• [Given task]: Images should be left out, and everything else in the listing reproduced exactly.

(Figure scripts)
· · · ·

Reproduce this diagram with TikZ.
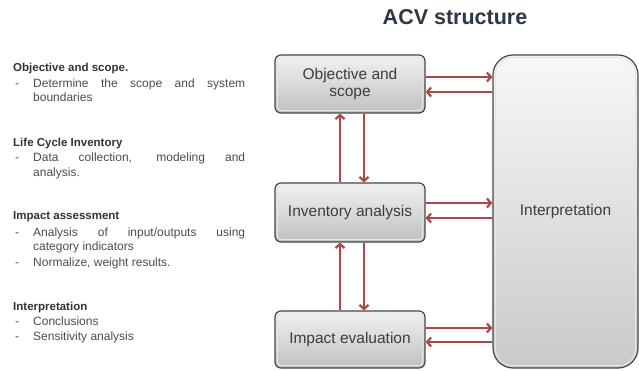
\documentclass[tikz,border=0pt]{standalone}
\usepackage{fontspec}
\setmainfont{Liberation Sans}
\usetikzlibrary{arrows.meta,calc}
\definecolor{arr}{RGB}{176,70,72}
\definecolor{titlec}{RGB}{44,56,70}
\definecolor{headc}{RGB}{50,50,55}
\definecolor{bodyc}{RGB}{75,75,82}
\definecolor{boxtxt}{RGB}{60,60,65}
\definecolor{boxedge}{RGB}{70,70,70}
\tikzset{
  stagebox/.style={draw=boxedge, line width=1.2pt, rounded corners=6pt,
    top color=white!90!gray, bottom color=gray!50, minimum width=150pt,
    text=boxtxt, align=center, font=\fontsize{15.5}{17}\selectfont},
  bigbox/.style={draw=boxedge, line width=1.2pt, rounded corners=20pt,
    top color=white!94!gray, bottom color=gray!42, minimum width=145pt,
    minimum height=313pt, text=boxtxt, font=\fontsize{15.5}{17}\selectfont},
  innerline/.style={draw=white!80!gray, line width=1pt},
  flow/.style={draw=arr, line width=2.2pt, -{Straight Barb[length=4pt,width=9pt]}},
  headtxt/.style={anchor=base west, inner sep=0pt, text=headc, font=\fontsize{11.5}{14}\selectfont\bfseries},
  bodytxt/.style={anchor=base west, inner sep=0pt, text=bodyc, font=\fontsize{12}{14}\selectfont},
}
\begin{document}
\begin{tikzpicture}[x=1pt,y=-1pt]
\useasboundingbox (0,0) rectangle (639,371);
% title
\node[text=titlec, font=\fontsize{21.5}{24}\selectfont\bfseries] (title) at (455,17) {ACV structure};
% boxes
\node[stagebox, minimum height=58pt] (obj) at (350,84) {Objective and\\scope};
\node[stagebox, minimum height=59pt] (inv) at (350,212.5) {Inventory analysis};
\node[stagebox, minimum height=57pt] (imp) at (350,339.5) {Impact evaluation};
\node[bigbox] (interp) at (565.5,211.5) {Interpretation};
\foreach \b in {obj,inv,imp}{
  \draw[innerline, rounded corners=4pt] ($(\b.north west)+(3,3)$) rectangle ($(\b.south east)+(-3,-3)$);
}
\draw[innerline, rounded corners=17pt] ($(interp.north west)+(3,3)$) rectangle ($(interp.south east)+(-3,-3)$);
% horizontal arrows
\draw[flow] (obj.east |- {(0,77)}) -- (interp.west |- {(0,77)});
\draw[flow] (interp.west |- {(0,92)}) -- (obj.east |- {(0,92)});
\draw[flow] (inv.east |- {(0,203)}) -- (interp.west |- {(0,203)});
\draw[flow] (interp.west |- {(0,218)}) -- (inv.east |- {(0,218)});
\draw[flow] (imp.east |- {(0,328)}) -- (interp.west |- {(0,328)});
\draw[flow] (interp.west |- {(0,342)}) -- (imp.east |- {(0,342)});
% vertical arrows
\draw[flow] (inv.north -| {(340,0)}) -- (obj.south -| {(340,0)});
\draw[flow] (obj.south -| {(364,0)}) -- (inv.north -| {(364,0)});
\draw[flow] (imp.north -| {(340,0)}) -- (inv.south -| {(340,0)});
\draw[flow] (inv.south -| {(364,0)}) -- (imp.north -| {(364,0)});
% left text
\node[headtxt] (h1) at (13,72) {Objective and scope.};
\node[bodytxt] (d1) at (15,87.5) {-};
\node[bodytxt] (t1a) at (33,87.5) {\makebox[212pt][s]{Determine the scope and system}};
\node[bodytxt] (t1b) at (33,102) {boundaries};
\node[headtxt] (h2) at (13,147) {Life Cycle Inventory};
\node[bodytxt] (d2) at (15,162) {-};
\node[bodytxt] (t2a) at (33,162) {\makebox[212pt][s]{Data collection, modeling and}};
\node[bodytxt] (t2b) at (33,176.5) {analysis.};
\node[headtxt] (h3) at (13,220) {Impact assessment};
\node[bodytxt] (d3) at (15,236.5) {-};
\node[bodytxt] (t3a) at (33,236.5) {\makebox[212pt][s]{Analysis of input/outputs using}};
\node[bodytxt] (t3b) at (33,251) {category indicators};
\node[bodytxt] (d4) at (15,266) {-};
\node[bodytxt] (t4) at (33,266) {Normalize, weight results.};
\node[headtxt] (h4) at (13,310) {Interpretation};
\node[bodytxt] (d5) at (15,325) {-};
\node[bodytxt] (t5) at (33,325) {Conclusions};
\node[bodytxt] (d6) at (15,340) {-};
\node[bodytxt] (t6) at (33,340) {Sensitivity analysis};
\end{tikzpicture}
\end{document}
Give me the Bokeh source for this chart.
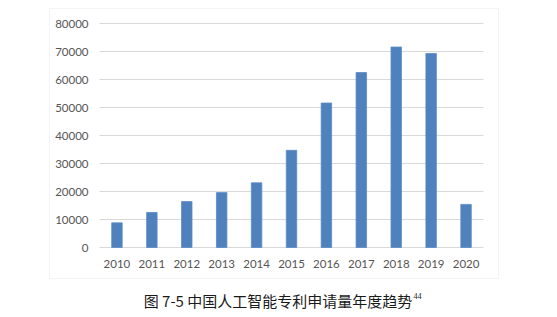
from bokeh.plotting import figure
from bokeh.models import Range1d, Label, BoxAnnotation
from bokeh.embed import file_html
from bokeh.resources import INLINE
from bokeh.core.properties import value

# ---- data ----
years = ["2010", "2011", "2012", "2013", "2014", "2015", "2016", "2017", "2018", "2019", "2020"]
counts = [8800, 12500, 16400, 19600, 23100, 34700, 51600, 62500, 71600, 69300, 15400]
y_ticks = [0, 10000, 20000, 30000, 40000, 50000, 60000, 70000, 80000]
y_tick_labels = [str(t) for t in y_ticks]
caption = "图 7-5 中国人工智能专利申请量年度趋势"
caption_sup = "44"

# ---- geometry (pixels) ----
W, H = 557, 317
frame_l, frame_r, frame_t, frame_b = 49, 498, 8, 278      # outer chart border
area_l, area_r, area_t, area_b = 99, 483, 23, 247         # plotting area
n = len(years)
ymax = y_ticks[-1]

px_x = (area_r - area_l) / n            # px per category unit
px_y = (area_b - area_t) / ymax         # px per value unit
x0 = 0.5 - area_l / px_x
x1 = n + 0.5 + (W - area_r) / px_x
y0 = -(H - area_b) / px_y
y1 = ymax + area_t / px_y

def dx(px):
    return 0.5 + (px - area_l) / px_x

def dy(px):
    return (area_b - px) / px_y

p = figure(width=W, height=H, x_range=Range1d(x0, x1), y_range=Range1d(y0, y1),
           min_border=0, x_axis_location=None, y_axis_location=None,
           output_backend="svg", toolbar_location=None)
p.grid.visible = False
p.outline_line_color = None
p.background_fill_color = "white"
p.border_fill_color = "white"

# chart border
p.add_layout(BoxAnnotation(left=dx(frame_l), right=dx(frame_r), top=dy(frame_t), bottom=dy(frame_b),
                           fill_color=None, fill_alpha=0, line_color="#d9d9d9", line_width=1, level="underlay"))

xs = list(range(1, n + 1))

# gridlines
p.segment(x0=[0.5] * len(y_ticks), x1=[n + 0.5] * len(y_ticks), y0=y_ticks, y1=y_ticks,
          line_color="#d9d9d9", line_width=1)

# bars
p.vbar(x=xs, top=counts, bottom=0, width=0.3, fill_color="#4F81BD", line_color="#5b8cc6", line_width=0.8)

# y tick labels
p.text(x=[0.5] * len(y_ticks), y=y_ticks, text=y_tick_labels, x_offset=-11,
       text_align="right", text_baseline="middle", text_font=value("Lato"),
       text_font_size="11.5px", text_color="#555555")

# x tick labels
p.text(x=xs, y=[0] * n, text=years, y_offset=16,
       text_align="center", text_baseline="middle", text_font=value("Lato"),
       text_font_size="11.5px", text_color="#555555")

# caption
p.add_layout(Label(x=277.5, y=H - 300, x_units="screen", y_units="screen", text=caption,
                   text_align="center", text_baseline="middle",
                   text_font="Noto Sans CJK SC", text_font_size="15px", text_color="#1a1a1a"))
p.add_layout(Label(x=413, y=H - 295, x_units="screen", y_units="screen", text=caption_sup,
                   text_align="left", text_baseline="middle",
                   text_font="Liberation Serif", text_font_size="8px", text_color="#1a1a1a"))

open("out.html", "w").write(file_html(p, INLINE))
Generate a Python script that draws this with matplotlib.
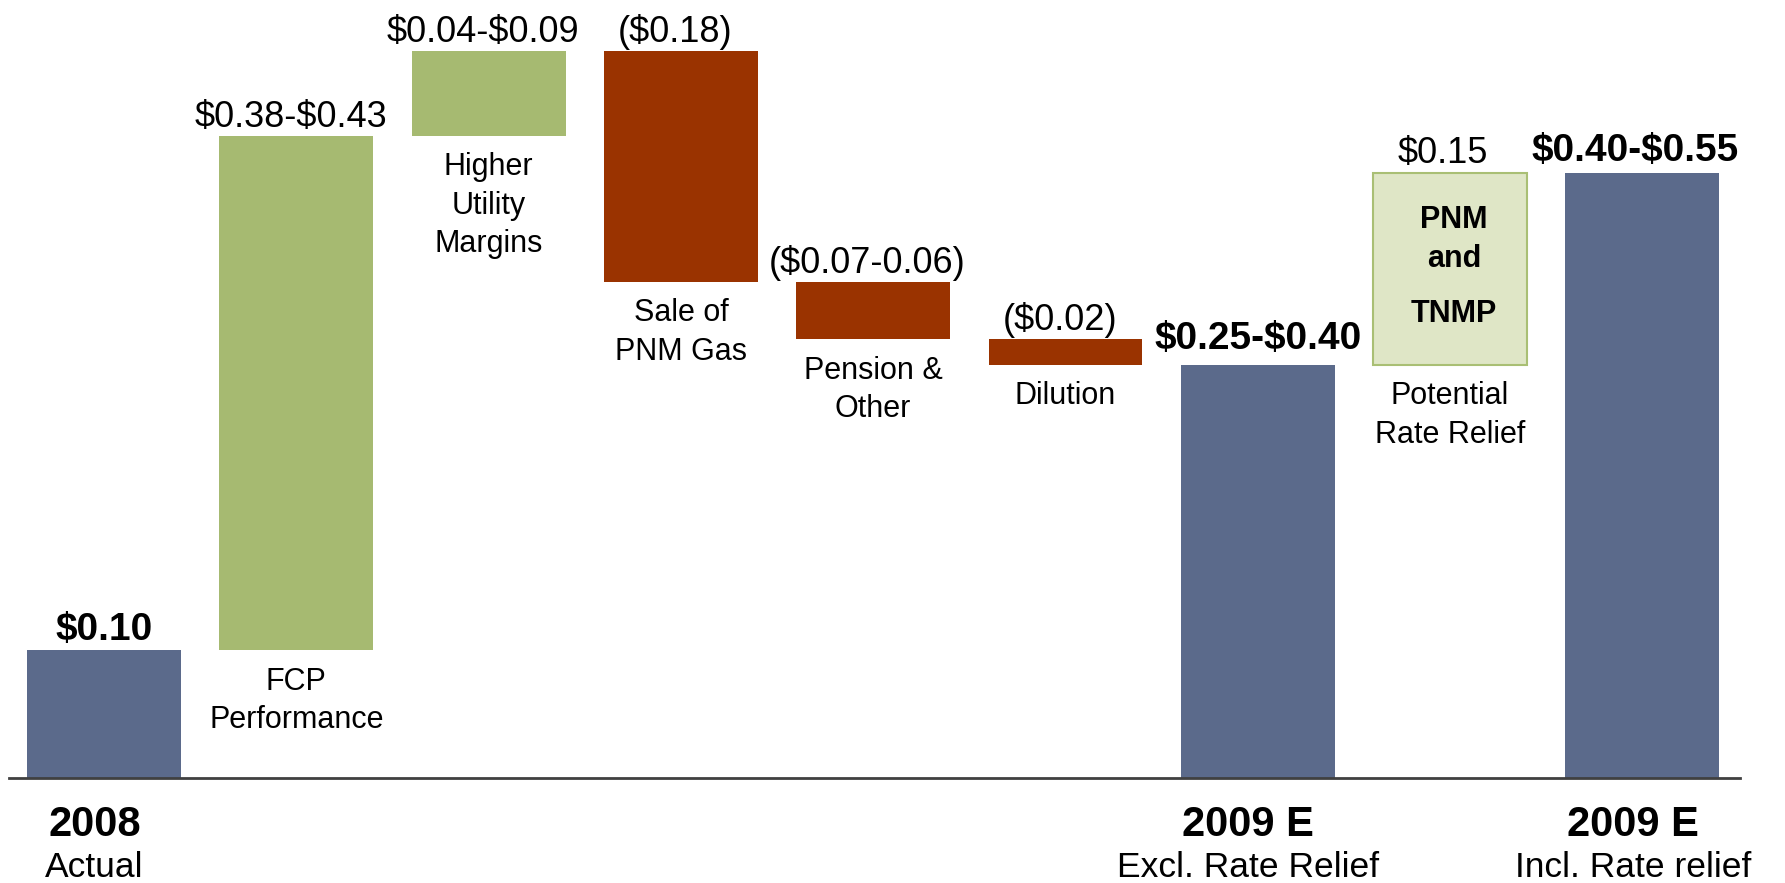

· · · ·

• [Response to this exercise]:
Reproduce this diagram with TikZ.
\documentclass[tikz,border=0pt]{standalone}
\usepackage{fontspec}
\setmainfont{Liberation Sans}
\usetikzlibrary{arrows.meta,calc}
\definecolor{arr}{RGB}{176,70,72}
\definecolor{titlec}{RGB}{44,56,70}
\definecolor{headc}{RGB}{50,50,55}
\definecolor{bodyc}{RGB}{75,75,82}
\definecolor{boxtxt}{RGB}{60,60,65}
\definecolor{boxedge}{RGB}{70,70,70}
\tikzset{
  stagebox/.style={draw=boxedge, line width=1.2pt, rounded corners=6pt,
    top color=white!90!gray, bottom color=gray!50, minimum width=150pt,
    text=boxtxt, align=center, font=\fontsize{15.5}{17}\selectfont},
  bigbox/.style={draw=boxedge, line width=1.2pt, rounded corners=20pt,
    top color=white!94!gray, bottom color=gray!42, minimum width=145pt,
    minimum height=313pt, text=boxtxt, font=\fontsize{15.5}{17}\selectfont},
  innerline/.style={draw=white!80!gray, line width=1pt},
  flow/.style={draw=arr, line width=2.2pt, -{Straight Barb[length=4pt,width=9pt]}},
  headtxt/.style={anchor=base west, inner sep=0pt, text=headc, font=\fontsize{11.5}{14}\selectfont\bfseries},
  bodytxt/.style={anchor=base west, inner sep=0pt, text=bodyc, font=\fontsize{12}{14}\selectfont},
}
\begin{document}
\begin{tikzpicture}[x=1pt,y=-1pt]
\useasboundingbox (0,0) rectangle (639,371);
% title
\node[text=titlec, font=\fontsize{21.5}{24}\selectfont\bfseries] (title) at (455,17) {ACV structure};
% boxes
\node[stagebox, minimum height=58pt] (obj) at (350,84) {Objective and\\scope};
\node[stagebox, minimum height=59pt] (inv) at (350,212.5) {Inventory analysis};
\node[stagebox, minimum height=57pt] (imp) at (350,339.5) {Impact evaluation};
\node[bigbox] (interp) at (565.5,211.5) {Interpretation};
\foreach \b in {obj,inv,imp}{
  \draw[innerline, rounded corners=4pt] ($(\b.north west)+(3,3)$) rectangle ($(\b.south east)+(-3,-3)$);
}
\draw[innerline, rounded corners=17pt] ($(interp.north west)+(3,3)$) rectangle ($(interp.south east)+(-3,-3)$);
% horizontal arrows
\draw[flow] (obj.east |- {(0,77)}) -- (interp.west |- {(0,77)});
\draw[flow] (interp.west |- {(0,92)}) -- (obj.east |- {(0,92)});
\draw[flow] (inv.east |- {(0,203)}) -- (interp.west |- {(0,203)});
\draw[flow] (interp.west |- {(0,218)}) -- (inv.east |- {(0,218)});
\draw[flow] (imp.east |- {(0,328)}) -- (interp.west |- {(0,328)});
\draw[flow] (interp.west |- {(0,342)}) -- (imp.east |- {(0,342)});
% vertical arrows
\draw[flow] (inv.north -| {(340,0)}) -- (obj.south -| {(340,0)});
\draw[flow] (obj.south -| {(364,0)}) -- (inv.north -| {(364,0)});
\draw[flow] (imp.north -| {(340,0)}) -- (inv.south -| {(340,0)});
\draw[flow] (inv.south -| {(364,0)}) -- (imp.north -| {(364,0)});
% left text
\node[headtxt] (h1) at (13,72) {Objective and scope.};
\node[bodytxt] (d1) at (15,87.5) {-};
\node[bodytxt] (t1a) at (33,87.5) {\makebox[212pt][s]{Determine the scope and system}};
\node[bodytxt] (t1b) at (33,102) {boundaries};
\node[headtxt] (h2) at (13,147) {Life Cycle Inventory};
\node[bodytxt] (d2) at (15,162) {-};
\node[bodytxt] (t2a) at (33,162) {\makebox[212pt][s]{Data collection, modeling and}};
\node[bodytxt] (t2b) at (33,176.5) {analysis.};
\node[headtxt] (h3) at (13,220) {Impact assessment};
\node[bodytxt] (d3) at (15,236.5) {-};
\node[bodytxt] (t3a) at (33,236.5) {\makebox[212pt][s]{Analysis of input/outputs using}};
\node[bodytxt] (t3b) at (33,251) {category indicators};
\node[bodytxt] (d4) at (15,266) {-};
\node[bodytxt] (t4) at (33,266) {Normalize, weight results.};
\node[headtxt] (h4) at (13,310) {Interpretation};
\node[bodytxt] (d5) at (15,325) {-};
\node[bodytxt] (t5) at (33,325) {Conclusions};
\node[bodytxt] (d6) at (15,340) {-};
\node[bodytxt] (t6) at (33,340) {Sensitivity analysis};
\end{tikzpicture}
\end{document}
Give me the Bokeh source for this chart.
from bokeh.plotting import figure
from bokeh.models import Range1d, Label, BoxAnnotation
from bokeh.embed import file_html
from bokeh.resources import INLINE
from bokeh.core.properties import value

# ---- data ----
years = ["2010", "2011", "2012", "2013", "2014", "2015", "2016", "2017", "2018", "2019", "2020"]
counts = [8800, 12500, 16400, 19600, 23100, 34700, 51600, 62500, 71600, 69300, 15400]
y_ticks = [0, 10000, 20000, 30000, 40000, 50000, 60000, 70000, 80000]
y_tick_labels = [str(t) for t in y_ticks]
caption = "图 7-5 中国人工智能专利申请量年度趋势"
caption_sup = "44"

# ---- geometry (pixels) ----
W, H = 557, 317
frame_l, frame_r, frame_t, frame_b = 49, 498, 8, 278      # outer chart border
area_l, area_r, area_t, area_b = 99, 483, 23, 247         # plotting area
n = len(years)
ymax = y_ticks[-1]

px_x = (area_r - area_l) / n            # px per category unit
px_y = (area_b - area_t) / ymax         # px per value unit
x0 = 0.5 - area_l / px_x
x1 = n + 0.5 + (W - area_r) / px_x
y0 = -(H - area_b) / px_y
y1 = ymax + area_t / px_y

def dx(px):
    return 0.5 + (px - area_l) / px_x

def dy(px):
    return (area_b - px) / px_y

p = figure(width=W, height=H, x_range=Range1d(x0, x1), y_range=Range1d(y0, y1),
           min_border=0, x_axis_location=None, y_axis_location=None,
           output_backend="svg", toolbar_location=None)
p.grid.visible = False
p.outline_line_color = None
p.background_fill_color = "white"
p.border_fill_color = "white"

# chart border
p.add_layout(BoxAnnotation(left=dx(frame_l), right=dx(frame_r), top=dy(frame_t), bottom=dy(frame_b),
                           fill_color=None, fill_alpha=0, line_color="#d9d9d9", line_width=1, level="underlay"))

xs = list(range(1, n + 1))

# gridlines
p.segment(x0=[0.5] * len(y_ticks), x1=[n + 0.5] * len(y_ticks), y0=y_ticks, y1=y_ticks,
          line_color="#d9d9d9", line_width=1)

# bars
p.vbar(x=xs, top=counts, bottom=0, width=0.3, fill_color="#4F81BD", line_color="#5b8cc6", line_width=0.8)

# y tick labels
p.text(x=[0.5] * len(y_ticks), y=y_ticks, text=y_tick_labels, x_offset=-11,
       text_align="right", text_baseline="middle", text_font=value("Lato"),
       text_font_size="11.5px", text_color="#555555")

# x tick labels
p.text(x=xs, y=[0] * n, text=years, y_offset=16,
       text_align="center", text_baseline="middle", text_font=value("Lato"),
       text_font_size="11.5px", text_color="#555555")

# caption
p.add_layout(Label(x=277.5, y=H - 300, x_units="screen", y_units="screen", text=caption,
                   text_align="center", text_baseline="middle",
                   text_font="Noto Sans CJK SC", text_font_size="15px", text_color="#1a1a1a"))
p.add_layout(Label(x=413, y=H - 295, x_units="screen", y_units="screen", text=caption_sup,
                   text_align="left", text_baseline="middle",
                   text_font="Liberation Serif", text_font_size="8px", text_color="#1a1a1a"))

open("out.html", "w").write(file_html(p, INLINE))
Generate a Python script that draws this with matplotlib.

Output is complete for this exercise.